O. J. Simpson lived in my hometown of Laguna Beach. Peter Ueberroth, who is now running for governor on the recall ticket, spoke at my high-school graduation. But it is my vicarious brush with Arnold Schwarzenegger that has prompted this reverie about my homeland. News flash: Arnold and I once shared the same pedicurist!
Yes, Arnold is the ultimate metrosexual. He not only wrestles with his soul over bikini waxes–as he told Jay Leno and the world–but he also has a dilemma with his toenails. If he does not get regular pedicures, he gets angry. And you wouldn’t like him when he’s angry. Oh, sorry, wrong superhero. Anyway, our mutual pedicurist told me about how he’d gotten mad at her once when he was in the hospital and she didn’t make it to his bedside to give him his regular toe job. The next time he came by her Beverly Hills shop, he pounded on the glass, demanding to know where she’d been. Let’s hope he is equally demanding of lawmakers in California if he becomes governor.
In so many ways, Schwarzenegger is the perfect candidate for California, where there is so little collective memory. Who even remembers that Orange County was once blanketed by orchards rather than the stucco clones that today pass for houses? (Bitter? Me?) Schwarzenegger has not only played a movie character who has no memory of his past, but in real life he has tried to sandpaper his own. Smart politician that he is, Schwarzenegger has bought himself insurance against his father’s Nazi Party affiliation in Austria. More than a decade ago, he went to Simon Wiesenthal’s organization and asked them to investigate his father’s background and then he contributed a wad of cash to the Holocaust studies center. If money can buy a recall election, why can’t it buy a clean family record?
Many of my friends back home think this recall thing is a big joke. It certainly is fun for headline writers who now have license to commit cliches such as “Conan the Contender.” But there is a reason that I moved “back East,” as we called the East Coast: I was too serious. I don’t think any of this is funny for public school kids trying to get some semblance of an education in the nation’s largest state. I barely survived the public school system in California 20 years ago. I got out with an opportunity to go to a good college because the high school in my rich little town was subsidized by the wives of wealthy men who taught for pleasure, as well as the occasional “back East” refugee with a Ph.D. who thought it would be a lark to teach in a beach town.

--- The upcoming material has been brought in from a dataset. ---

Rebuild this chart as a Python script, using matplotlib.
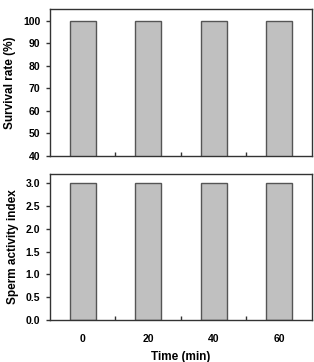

People blame the current government for the disaster in the California public schools. Wasteful spending certainly has something to do with it. So does the heavy toll immigration has taken on the schools. But decades before there was Proposition 187 (the curb on federal money to immigrants that Schwarzenegger reportedly supported), there was Proposition 13 and a man named Howard Jarvis. Jarvis remains a hero of the antitax movement because his proposition to put a cap on property taxes. But from my preteen perspective, he was an old guy who had gotten what he wanted out of life and didn’t see why he should have to pay high property taxes to help finance the education of other people’s children. The public schools have been suffering ever since. And–surprise!–state taxes are still out of control. I didn’t learn much at my California public schools, but I think I’ve figured out that if you fail to educate people they will end up costing society more in the long run.
Schwarzenegger’s education platform so far (he says he will elaborate on all his ideas soon) seems to consist of championing after-school programs. That’s great. But what about during-school programs? He has less than two months to explain his views. That’s plenty of time in California, where many celebrity marriages don’t last that long. His own celebrity marriage will no doubt serve him well. He has a smart, media-savvy wife who can advise him during the TV-driven campaign. Hopefully she’s more astute than his current spokespeople, who have said their candidate won’t be “driven by the media” to respond to their queries. But Arnold, as his one-name status suggests, is a creation of the media. He’d do well to start answering questions about something other than bikini waxes.